Exercise requirements.
Go through the entries one line at a time, and gather every line that has the word "React".

Material provided.
^^^^^^^^^^^^^^^^
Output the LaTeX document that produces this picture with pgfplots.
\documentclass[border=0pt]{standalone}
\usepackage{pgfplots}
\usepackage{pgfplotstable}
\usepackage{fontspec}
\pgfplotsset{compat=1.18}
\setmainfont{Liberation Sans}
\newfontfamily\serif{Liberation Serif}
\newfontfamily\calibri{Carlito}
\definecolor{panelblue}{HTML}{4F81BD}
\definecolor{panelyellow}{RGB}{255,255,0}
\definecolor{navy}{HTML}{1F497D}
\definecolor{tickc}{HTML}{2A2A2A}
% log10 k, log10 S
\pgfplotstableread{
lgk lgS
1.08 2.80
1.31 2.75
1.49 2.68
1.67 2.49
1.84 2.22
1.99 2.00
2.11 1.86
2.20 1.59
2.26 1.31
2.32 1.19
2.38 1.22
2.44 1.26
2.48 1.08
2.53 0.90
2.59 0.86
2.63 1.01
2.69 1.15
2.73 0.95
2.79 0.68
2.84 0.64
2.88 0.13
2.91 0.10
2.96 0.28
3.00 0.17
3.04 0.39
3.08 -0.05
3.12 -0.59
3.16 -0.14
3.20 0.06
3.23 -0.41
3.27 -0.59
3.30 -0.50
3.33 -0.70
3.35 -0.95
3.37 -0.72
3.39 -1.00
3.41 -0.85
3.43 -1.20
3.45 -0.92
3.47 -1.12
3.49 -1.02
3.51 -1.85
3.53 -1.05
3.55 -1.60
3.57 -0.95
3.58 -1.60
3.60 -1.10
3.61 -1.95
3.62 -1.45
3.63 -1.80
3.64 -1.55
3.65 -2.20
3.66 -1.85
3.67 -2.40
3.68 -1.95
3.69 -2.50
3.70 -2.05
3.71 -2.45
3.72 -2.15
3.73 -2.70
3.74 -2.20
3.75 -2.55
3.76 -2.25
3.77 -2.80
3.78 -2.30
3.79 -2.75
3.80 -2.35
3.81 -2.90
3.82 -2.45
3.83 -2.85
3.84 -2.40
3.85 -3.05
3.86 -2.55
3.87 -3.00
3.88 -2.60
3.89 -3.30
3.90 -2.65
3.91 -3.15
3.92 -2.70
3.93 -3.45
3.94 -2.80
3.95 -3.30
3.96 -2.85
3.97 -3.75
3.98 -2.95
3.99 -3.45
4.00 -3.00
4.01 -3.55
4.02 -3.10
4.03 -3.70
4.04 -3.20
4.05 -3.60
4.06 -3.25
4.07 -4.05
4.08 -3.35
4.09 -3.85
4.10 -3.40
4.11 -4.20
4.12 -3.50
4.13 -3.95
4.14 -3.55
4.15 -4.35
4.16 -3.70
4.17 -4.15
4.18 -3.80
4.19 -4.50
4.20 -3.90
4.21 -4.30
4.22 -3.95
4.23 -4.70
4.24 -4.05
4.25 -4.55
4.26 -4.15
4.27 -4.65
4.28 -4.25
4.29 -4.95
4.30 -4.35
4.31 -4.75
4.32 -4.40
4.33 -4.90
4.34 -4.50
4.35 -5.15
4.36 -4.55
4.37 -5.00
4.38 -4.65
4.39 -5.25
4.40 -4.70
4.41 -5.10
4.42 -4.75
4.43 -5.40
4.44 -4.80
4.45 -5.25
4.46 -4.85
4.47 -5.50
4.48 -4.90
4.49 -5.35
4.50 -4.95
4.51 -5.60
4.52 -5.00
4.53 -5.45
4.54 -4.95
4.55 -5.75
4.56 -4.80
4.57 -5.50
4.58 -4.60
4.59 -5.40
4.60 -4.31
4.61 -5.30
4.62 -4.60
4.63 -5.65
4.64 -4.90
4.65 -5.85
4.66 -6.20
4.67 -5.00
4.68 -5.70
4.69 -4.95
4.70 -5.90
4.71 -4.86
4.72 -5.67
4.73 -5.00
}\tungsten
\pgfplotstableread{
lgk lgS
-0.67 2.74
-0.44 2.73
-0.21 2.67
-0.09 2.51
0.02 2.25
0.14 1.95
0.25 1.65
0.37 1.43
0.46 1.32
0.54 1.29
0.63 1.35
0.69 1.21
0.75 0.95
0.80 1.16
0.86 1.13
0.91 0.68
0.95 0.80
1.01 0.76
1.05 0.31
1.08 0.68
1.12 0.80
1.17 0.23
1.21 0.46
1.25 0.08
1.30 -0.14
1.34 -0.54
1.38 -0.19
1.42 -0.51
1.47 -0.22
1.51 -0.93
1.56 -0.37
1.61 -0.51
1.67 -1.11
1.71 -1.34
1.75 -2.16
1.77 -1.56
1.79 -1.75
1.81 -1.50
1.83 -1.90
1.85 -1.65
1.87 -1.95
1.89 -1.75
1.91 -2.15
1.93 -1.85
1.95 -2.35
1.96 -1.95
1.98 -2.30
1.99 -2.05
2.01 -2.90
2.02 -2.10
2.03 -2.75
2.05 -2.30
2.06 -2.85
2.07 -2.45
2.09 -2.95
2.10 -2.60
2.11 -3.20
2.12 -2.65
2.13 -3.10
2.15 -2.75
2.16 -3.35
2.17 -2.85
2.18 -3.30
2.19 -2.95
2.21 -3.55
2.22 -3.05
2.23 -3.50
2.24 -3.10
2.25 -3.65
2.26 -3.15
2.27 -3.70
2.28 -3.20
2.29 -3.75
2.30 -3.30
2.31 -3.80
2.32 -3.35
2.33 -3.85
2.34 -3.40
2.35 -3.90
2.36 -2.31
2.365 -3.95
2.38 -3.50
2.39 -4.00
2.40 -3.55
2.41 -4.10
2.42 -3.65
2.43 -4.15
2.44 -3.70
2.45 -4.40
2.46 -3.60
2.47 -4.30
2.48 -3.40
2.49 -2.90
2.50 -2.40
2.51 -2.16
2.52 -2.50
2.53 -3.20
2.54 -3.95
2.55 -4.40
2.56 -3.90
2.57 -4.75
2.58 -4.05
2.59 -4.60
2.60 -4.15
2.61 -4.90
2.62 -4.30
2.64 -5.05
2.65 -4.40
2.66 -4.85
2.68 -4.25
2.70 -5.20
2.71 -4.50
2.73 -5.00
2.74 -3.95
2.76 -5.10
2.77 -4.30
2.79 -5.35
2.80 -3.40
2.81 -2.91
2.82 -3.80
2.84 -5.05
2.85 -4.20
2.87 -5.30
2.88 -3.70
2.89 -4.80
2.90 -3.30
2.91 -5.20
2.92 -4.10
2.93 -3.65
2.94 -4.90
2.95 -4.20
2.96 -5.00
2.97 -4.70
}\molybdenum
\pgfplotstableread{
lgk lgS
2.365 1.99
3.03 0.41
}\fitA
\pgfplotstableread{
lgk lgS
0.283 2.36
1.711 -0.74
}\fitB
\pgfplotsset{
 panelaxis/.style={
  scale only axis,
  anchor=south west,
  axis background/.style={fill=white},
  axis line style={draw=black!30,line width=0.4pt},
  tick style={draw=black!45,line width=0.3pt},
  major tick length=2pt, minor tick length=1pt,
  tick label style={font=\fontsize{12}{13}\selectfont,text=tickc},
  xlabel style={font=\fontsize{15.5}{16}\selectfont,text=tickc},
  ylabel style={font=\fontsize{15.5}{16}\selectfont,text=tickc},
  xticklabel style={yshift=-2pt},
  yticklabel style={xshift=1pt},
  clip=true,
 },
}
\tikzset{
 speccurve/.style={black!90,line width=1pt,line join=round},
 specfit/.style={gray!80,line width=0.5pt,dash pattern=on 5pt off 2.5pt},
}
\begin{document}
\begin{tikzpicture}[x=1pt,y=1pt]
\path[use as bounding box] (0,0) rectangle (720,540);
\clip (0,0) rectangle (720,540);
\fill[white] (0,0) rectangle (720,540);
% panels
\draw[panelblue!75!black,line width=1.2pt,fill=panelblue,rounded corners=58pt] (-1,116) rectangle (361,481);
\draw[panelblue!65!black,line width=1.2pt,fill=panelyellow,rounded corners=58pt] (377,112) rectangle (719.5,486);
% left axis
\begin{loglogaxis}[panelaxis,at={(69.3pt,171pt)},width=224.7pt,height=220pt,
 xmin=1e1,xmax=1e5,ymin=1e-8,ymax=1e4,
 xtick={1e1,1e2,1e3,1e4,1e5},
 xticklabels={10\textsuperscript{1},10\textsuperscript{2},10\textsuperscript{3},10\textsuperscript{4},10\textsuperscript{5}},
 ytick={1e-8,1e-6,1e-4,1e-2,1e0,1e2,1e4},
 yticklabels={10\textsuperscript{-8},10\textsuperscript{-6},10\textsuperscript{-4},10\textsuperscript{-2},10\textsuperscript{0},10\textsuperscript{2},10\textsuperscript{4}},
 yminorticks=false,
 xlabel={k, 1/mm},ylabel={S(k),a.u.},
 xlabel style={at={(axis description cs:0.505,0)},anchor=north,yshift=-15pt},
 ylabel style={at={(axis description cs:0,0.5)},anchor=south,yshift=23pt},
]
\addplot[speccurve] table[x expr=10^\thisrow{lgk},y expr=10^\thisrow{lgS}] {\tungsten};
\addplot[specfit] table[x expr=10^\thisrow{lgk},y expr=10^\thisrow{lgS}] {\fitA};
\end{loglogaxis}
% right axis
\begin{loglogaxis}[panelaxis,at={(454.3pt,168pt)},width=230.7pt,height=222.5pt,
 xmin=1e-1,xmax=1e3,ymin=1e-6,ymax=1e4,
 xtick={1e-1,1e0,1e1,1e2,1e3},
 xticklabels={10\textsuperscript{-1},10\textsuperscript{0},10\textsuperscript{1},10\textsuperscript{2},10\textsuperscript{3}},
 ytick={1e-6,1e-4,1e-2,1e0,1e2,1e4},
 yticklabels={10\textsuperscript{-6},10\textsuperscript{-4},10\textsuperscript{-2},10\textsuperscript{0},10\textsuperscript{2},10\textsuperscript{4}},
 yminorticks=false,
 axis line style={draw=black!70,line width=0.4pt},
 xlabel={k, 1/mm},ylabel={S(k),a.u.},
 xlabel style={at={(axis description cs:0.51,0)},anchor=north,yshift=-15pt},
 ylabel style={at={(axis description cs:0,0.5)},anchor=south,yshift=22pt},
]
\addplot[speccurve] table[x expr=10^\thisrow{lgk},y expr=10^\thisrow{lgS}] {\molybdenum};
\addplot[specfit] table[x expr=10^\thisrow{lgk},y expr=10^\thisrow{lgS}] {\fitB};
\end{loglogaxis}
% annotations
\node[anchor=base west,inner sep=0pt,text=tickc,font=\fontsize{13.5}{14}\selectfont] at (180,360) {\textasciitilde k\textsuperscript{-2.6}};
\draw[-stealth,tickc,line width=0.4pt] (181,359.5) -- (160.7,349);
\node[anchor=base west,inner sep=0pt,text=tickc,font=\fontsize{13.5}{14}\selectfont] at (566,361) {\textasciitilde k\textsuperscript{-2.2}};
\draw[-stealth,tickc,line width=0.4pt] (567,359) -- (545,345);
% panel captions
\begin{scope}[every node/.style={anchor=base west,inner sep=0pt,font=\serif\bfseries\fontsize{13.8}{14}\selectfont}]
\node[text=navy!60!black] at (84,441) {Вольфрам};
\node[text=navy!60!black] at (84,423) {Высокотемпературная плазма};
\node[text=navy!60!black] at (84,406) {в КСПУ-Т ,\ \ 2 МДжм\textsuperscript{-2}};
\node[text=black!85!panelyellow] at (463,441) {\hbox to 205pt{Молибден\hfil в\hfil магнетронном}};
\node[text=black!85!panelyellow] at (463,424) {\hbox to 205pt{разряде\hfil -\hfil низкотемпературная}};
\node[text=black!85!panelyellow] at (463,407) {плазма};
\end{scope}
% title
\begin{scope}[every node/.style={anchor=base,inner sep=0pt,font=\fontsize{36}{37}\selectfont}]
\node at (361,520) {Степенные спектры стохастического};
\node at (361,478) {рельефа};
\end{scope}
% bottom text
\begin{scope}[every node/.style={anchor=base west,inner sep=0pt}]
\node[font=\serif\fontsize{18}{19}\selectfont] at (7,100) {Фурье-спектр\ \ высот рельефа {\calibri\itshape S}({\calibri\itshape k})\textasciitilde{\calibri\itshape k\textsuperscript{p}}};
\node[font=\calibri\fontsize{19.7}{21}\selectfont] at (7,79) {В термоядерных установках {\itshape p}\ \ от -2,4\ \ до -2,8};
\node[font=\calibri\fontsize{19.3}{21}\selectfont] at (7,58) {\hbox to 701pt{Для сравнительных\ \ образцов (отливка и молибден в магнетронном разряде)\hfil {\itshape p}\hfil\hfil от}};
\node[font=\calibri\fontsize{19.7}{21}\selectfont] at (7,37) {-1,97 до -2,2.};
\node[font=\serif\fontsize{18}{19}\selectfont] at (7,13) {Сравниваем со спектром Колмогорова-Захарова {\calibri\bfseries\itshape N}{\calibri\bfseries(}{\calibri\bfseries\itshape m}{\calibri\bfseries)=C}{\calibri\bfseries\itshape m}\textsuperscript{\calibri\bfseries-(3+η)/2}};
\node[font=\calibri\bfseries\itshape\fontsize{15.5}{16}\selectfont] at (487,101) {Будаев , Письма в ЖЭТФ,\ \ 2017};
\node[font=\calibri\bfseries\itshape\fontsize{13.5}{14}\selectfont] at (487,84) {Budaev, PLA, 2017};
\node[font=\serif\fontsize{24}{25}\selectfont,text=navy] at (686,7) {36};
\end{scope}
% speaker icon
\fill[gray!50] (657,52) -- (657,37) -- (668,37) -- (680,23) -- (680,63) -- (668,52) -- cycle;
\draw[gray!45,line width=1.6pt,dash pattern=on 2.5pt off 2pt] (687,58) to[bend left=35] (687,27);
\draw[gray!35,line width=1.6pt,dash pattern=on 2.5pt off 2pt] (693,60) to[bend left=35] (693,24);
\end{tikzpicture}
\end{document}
^^^^^^^^^^^^^^^^
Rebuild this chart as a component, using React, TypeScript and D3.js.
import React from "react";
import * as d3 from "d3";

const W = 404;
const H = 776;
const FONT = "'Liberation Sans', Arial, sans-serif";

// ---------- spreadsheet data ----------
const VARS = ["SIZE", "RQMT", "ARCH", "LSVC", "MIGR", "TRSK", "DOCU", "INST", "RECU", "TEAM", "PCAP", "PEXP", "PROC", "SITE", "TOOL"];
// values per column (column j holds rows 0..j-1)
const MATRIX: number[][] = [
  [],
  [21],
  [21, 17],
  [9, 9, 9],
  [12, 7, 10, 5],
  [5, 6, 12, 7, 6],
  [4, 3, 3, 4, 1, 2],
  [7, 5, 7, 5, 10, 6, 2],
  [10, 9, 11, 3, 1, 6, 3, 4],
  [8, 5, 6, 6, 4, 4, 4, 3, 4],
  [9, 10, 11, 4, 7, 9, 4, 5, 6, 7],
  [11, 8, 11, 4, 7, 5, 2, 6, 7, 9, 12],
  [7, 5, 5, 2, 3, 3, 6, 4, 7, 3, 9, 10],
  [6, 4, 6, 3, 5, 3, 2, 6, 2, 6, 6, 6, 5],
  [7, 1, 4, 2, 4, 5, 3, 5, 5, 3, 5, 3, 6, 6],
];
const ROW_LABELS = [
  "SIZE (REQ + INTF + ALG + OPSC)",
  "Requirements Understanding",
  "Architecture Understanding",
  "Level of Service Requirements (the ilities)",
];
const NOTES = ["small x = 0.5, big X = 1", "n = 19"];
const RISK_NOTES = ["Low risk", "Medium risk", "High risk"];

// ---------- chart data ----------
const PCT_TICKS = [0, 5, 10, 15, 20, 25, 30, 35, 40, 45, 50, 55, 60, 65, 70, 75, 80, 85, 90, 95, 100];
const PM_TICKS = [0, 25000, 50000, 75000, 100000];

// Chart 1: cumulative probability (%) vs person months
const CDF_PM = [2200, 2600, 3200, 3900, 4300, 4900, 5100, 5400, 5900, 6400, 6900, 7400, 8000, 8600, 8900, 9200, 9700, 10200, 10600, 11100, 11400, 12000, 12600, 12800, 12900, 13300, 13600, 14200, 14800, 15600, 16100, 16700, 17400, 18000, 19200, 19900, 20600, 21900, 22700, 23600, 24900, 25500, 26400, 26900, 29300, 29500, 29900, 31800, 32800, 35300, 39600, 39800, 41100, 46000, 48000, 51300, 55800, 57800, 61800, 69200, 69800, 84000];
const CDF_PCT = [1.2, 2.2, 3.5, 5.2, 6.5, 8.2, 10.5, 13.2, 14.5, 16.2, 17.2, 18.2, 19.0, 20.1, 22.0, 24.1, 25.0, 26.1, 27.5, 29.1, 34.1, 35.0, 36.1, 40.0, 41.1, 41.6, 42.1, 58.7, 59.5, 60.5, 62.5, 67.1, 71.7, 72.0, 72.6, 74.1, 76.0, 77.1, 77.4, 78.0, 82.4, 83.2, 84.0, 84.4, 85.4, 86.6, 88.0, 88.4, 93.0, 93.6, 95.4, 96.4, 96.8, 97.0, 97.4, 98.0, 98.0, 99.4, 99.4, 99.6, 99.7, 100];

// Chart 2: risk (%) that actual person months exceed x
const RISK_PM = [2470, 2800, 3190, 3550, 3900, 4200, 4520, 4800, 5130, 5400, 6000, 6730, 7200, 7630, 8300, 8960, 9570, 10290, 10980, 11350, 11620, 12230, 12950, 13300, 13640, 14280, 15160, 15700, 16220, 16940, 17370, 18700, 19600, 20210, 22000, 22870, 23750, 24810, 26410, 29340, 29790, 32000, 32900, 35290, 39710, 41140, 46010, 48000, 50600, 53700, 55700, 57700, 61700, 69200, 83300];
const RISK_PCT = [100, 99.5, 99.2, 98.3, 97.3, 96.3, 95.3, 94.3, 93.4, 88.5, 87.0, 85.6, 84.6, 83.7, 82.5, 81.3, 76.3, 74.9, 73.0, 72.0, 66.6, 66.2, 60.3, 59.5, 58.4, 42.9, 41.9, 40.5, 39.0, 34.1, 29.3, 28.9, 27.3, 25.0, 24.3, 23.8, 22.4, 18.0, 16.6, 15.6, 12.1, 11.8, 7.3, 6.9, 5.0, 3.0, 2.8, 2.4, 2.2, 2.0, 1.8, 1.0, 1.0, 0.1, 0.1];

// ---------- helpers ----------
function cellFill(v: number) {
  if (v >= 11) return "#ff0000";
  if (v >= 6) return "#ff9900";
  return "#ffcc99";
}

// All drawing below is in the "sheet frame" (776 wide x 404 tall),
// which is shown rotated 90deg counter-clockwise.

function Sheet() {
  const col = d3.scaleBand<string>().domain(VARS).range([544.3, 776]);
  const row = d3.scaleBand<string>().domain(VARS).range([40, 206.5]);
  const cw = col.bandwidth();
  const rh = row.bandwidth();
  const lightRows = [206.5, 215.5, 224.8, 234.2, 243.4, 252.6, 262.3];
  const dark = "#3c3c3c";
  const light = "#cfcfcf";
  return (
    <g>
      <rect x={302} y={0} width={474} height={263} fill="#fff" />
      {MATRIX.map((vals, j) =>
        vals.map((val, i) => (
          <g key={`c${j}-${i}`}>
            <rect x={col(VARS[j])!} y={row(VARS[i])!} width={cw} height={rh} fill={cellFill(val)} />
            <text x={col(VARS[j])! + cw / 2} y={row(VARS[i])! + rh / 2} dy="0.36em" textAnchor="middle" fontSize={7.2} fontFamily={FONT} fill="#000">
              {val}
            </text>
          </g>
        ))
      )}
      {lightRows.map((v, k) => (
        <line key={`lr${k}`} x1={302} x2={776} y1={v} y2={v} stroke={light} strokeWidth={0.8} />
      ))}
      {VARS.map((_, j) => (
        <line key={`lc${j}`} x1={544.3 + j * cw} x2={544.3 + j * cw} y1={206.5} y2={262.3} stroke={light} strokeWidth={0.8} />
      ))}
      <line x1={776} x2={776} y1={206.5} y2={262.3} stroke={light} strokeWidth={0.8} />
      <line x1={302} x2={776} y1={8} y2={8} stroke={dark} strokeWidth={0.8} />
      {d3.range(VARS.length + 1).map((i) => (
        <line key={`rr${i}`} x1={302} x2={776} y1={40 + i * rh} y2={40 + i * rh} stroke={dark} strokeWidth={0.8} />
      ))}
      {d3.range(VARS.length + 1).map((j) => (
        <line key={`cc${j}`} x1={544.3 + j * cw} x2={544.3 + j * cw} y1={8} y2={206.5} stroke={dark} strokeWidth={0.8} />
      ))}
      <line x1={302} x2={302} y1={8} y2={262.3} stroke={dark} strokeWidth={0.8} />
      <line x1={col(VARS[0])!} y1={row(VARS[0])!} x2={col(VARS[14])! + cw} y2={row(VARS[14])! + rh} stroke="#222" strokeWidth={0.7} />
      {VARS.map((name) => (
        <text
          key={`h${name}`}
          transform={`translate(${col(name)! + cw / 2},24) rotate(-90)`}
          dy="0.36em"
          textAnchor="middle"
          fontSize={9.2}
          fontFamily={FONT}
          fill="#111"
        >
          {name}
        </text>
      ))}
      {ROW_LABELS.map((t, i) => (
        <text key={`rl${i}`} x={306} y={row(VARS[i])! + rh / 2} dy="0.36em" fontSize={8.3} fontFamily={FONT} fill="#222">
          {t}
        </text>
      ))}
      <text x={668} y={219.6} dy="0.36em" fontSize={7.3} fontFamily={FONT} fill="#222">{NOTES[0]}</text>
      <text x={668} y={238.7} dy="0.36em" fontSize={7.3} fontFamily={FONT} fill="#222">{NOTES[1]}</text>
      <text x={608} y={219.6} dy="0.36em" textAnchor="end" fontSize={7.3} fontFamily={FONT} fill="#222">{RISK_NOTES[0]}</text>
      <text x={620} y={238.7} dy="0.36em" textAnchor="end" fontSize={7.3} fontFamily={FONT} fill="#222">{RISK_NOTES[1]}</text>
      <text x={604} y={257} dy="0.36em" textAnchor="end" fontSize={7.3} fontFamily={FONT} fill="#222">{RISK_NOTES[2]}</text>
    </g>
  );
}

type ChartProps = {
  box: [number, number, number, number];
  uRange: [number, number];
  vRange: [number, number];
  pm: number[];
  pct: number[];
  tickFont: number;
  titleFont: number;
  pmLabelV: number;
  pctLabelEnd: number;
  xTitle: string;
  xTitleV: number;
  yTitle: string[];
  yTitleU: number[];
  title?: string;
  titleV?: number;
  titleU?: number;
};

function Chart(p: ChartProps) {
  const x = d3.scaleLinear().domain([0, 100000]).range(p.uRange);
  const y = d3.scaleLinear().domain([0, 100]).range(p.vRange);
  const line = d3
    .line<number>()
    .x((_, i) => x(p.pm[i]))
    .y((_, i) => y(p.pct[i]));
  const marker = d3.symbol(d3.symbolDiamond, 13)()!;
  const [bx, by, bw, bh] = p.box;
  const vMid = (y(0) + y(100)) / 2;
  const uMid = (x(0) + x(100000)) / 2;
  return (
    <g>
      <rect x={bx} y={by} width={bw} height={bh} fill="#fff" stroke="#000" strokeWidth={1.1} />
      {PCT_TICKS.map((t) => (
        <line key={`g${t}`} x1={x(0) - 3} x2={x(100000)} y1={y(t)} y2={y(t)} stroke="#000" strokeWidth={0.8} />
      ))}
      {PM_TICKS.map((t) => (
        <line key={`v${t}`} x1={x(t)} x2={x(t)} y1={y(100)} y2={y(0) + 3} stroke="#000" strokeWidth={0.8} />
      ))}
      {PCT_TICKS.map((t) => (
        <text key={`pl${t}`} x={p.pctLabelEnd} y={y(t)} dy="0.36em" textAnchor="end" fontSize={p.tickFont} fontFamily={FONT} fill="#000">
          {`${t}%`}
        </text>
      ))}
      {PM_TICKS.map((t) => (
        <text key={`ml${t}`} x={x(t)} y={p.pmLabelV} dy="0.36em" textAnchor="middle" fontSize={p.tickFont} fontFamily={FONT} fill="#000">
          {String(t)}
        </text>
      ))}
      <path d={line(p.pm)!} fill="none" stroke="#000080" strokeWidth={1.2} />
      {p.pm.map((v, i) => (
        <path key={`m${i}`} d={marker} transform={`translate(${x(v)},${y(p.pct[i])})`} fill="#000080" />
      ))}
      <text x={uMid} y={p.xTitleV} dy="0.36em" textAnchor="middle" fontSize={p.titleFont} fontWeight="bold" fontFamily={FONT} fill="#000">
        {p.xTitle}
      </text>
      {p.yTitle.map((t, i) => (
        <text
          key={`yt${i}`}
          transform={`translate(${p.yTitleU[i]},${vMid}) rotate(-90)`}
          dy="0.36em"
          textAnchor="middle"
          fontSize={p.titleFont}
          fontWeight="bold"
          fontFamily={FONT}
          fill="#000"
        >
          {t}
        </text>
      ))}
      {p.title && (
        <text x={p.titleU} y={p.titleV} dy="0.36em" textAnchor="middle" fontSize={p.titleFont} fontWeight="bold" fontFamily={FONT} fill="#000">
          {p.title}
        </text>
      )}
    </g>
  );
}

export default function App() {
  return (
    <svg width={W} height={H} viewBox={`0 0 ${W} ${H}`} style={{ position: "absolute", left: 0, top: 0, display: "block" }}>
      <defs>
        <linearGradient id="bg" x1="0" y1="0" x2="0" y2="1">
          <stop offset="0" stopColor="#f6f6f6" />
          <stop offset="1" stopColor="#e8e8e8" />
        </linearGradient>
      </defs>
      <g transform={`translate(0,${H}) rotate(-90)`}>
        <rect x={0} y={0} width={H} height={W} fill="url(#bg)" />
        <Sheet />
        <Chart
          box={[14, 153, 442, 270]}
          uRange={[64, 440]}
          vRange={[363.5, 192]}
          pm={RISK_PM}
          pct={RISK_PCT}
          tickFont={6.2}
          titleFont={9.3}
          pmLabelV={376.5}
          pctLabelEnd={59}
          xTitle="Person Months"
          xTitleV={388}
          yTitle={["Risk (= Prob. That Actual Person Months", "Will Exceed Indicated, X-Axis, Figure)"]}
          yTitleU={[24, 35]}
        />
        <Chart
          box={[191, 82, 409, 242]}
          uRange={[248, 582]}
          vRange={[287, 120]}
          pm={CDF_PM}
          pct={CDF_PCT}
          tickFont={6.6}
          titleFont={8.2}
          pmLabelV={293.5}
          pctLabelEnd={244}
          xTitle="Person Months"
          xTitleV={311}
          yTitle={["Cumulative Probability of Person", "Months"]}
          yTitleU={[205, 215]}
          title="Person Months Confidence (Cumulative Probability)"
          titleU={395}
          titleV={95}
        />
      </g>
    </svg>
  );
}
^^^^^^^^^^^^^^^^
Exercise response.
Rebuild this chart as a component, using React, TypeScript and D3.js.
import React from "react";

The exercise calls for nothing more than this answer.